> **GOAL**
Write out the records that appear below, verbatim and complete, but without pictures.

> **DATA EXCERPTS**
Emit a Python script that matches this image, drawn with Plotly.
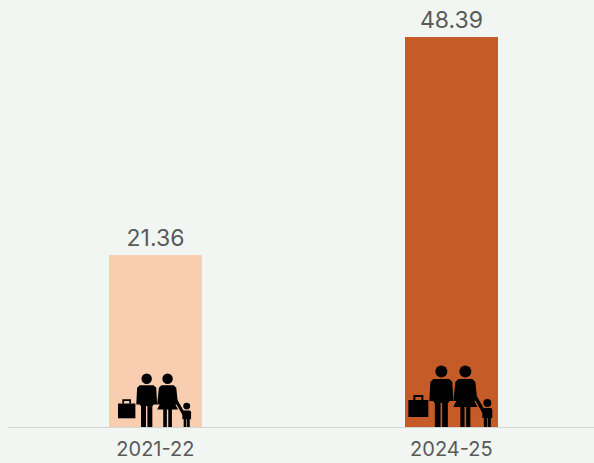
import plotly.graph_objects as go

categories = ["2021-22", "2024-25"]
values = [21.36, 48.39]
value_labels = ["21.36", "48.39"]
bar_colors = ["#F9CDB0", "#C55C27"]

BG = "#F1F6F2"
TXT = "#595959"
FONT = "Inter"

xpos = list(range(len(categories)))

fig = go.Figure()
fig.add_trace(go.Bar(
    x=xpos, y=values, width=0.314,
    marker=dict(color=bar_colors, line=dict(width=0)),
    text=value_labels, textposition="outside",
    textfont=dict(family=FONT, size=23, color=TXT),
    cliponaxis=False, hoverinfo="skip",
))


def family(xi, s):
    shapes = []
    def rect(x0, x1, y0, y1):
        shapes.append(dict(type="rect", xref="x", yref="y", xsizemode="pixel", ysizemode="pixel",
                           xanchor=xi, yanchor=0, x0=x0 * s, x1=x1 * s, y0=y0 * s, y1=y1 * s,
                           fillcolor="black", line=dict(width=0), layer="above"))
    def circ(cx, cy, r):
        shapes.append(dict(type="circle", xref="x", yref="y", xsizemode="pixel", ysizemode="pixel",
                           xanchor=xi, yanchor=0, x0=(cx - r) * s, x1=(cx + r) * s,
                           y0=(cy - r) * s, y1=(cy + r) * s,
                           fillcolor="black", line=dict(width=0), layer="above"))
    def poly(pts, filled=True, lw=0):
        p = "M " + " L ".join(f"{x * s:.2f},{y * s:.2f}" for x, y in pts) + (" Z" if filled else "")
        shapes.append(dict(type="path", xref="x", yref="y", xsizemode="pixel", ysizemode="pixel",
                           xanchor=xi, yanchor=0, path=p,
                           fillcolor="black" if filled else "rgba(0,0,0,0)",
                           line=dict(width=lw * s, color="black"), layer="above"))
    # man
    mc = -10
    circ(mc, 55.5, 6)
    poly([(mc - 8, 48), (mc + 8, 48), (mc + 11, 45), (mc + 12, 26), (mc + 8, 26), (mc + 7, 24),
          (mc - 7, 24), (mc - 8, 26), (mc - 12, 26), (mc - 11, 45)])
    rect(mc - 6.5, mc - 0.8, 0, 27)
    rect(mc + 0.8, mc + 6.5, 0, 27)
    # woman
    wc = 14
    circ(wc, 55.5, 6)
    poly([(wc - 7, 48), (wc + 7, 48), (wc + 10, 45), (wc + 12, 26), (wc + 9, 26), (wc + 12, 20),
          (wc - 12, 20), (wc - 9, 26), (wc - 12, 26), (wc - 10, 45)])
    rect(wc - 5, wc - 0.8, 0, 22)
    rect(wc + 0.8, wc + 5, 0, 22)
    # arm to child
    poly([(wc + 10, 30), (33, 14)], filled=False, lw=3.5)
    # child
    cc = 36
    circ(cc, 24, 4)
    poly([(cc - 4, 19), (cc + 4, 19), (cc + 5, 17), (cc + 5, 9), (cc - 5, 9), (cc - 5, 17)])
    rect(cc - 3.5, cc - 0.4, 0, 11)
    rect(cc + 0.4, cc + 3.5, 0, 11)
    # suitcase
    rect(-43, -23, 10, 27)
    poly([(-37, 27), (-37, 31), (-29, 31), (-29, 27)], filled=False, lw=2)
    return shapes


shapes = family(0, 0.87) + family(1, 1.0)

fig.update_layout(
    width=594, height=463,
    margin=dict(l=8, r=0, t=8, b=36),
    paper_bgcolor=BG, plot_bgcolor=BG,
    showlegend=False,
    bargap=0,
    shapes=shapes,
    xaxis=dict(range=[-0.498, 1.482], tickvals=xpos, ticktext=categories,
               showgrid=False, zeroline=False, showline=True, linecolor="#D3D6D3", linewidth=1,
               ticks="", ticklabelstandoff=4,
               tickfont=dict(family=FONT, size=20, color=TXT), fixedrange=True),
    yaxis=dict(range=[0, 52], visible=False, fixedrange=True),
)

fig.write_html(
    "out.html",
    config={"displayModeBar": False},
    post_script="document.body.style.margin='0';document.body.style.background='%s';" % BG,
)
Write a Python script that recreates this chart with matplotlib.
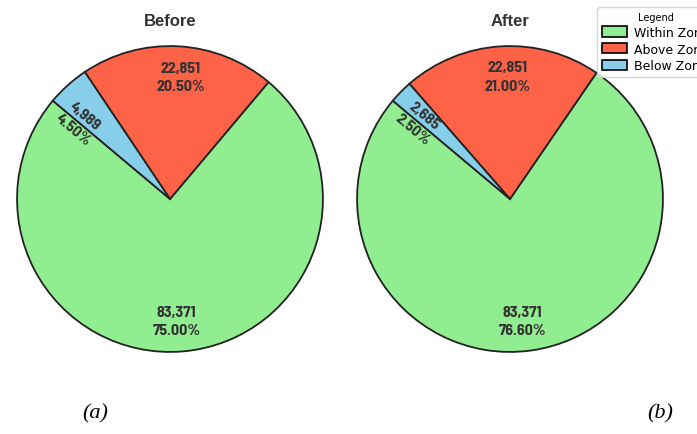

> **TASK RESPONSE**
Emit a Python script that matches this image, drawn with Plotly.
import plotly.graph_objects as go

categories = ["2021-22", "2024-25"]
values = [21.36, 48.39]
value_labels = ["21.36", "48.39"]
bar_colors = ["#F9CDB0", "#C55C27"]

BG = "#F1F6F2"
TXT = "#595959"
FONT = "Inter"

xpos = list(range(len(categories)))

fig = go.Figure()
fig.add_trace(go.Bar(
    x=xpos, y=values, width=0.314,
    marker=dict(color=bar_colors, line=dict(width=0)),
    text=value_labels, textposition="outside",
    textfont=dict(family=FONT, size=23, color=TXT),
    cliponaxis=False, hoverinfo="skip",
))


def family(xi, s):
    shapes = []
    def rect(x0, x1, y0, y1):
        shapes.append(dict(type="rect", xref="x", yref="y", xsizemode="pixel", ysizemode="pixel",
                           xanchor=xi, yanchor=0, x0=x0 * s, x1=x1 * s, y0=y0 * s, y1=y1 * s,
                           fillcolor="black", line=dict(width=0), layer="above"))
    def circ(cx, cy, r):
        shapes.append(dict(type="circle", xref="x", yref="y", xsizemode="pixel", ysizemode="pixel",
                           xanchor=xi, yanchor=0, x0=(cx - r) * s, x1=(cx + r) * s,
                           y0=(cy - r) * s, y1=(cy + r) * s,
                           fillcolor="black", line=dict(width=0), layer="above"))
    def poly(pts, filled=True, lw=0):
        p = "M " + " L ".join(f"{x * s:.2f},{y * s:.2f}" for x, y in pts) + (" Z" if filled else "")
        shapes.append(dict(type="path", xref="x", yref="y", xsizemode="pixel", ysizemode="pixel",
                           xanchor=xi, yanchor=0, path=p,
                           fillcolor="black" if filled else "rgba(0,0,0,0)",
                           line=dict(width=lw * s, color="black"), layer="above"))
    # man
    mc = -10
    circ(mc, 55.5, 6)
    poly([(mc - 8, 48), (mc + 8, 48), (mc + 11, 45), (mc + 12, 26), (mc + 8, 26), (mc + 7, 24),
          (mc - 7, 24), (mc - 8, 26), (mc - 12, 26), (mc - 11, 45)])
    rect(mc - 6.5, mc - 0.8, 0, 27)
    rect(mc + 0.8, mc + 6.5, 0, 27)
    # woman
    wc = 14
    circ(wc, 55.5, 6)
    poly([(wc - 7, 48), (wc + 7, 48), (wc + 10, 45), (wc + 12, 26), (wc + 9, 26), (wc + 12, 20),
          (wc - 12, 20), (wc - 9, 26), (wc - 12, 26), (wc - 10, 45)])
    rect(wc - 5, wc - 0.8, 0, 22)
    rect(wc + 0.8, wc + 5, 0, 22)
    # arm to child
    poly([(wc + 10, 30), (33, 14)], filled=False, lw=3.5)
    # child
    cc = 36
    circ(cc, 24, 4)
    poly([(cc - 4, 19), (cc + 4, 19), (cc + 5, 17), (cc + 5, 9), (cc - 5, 9), (cc - 5, 17)])
    rect(cc - 3.5, cc - 0.4, 0, 11)
    rect(cc + 0.4, cc + 3.5, 0, 11)
    # suitcase
    rect(-43, -23, 10, 27)
    poly([(-37, 27), (-37, 31), (-29, 31), (-29, 27)], filled=False, lw=2)
    return shapes


shapes = family(0, 0.87) + family(1, 1.0)

fig.update_layout(
    width=594, height=463,
    margin=dict(l=8, r=0, t=8, b=36),
    paper_bgcolor=BG, plot_bgcolor=BG,
    showlegend=False,
    bargap=0,
    shapes=shapes,
    xaxis=dict(range=[-0.498, 1.482], tickvals=xpos, ticktext=categories,
               showgrid=False, zeroline=False, showline=True, linecolor="#D3D6D3", linewidth=1,
               ticks="", ticklabelstandoff=4,
               tickfont=dict(family=FONT, size=20, color=TXT), fixedrange=True),
    yaxis=dict(range=[0, 52], visible=False, fixedrange=True),
)

fig.write_html(
    "out.html",
    config={"displayModeBar": False},
    post_script="document.body.style.margin='0';document.body.style.background='%s';" % BG,
)
Write a Python script that recreates this chart with matplotlib.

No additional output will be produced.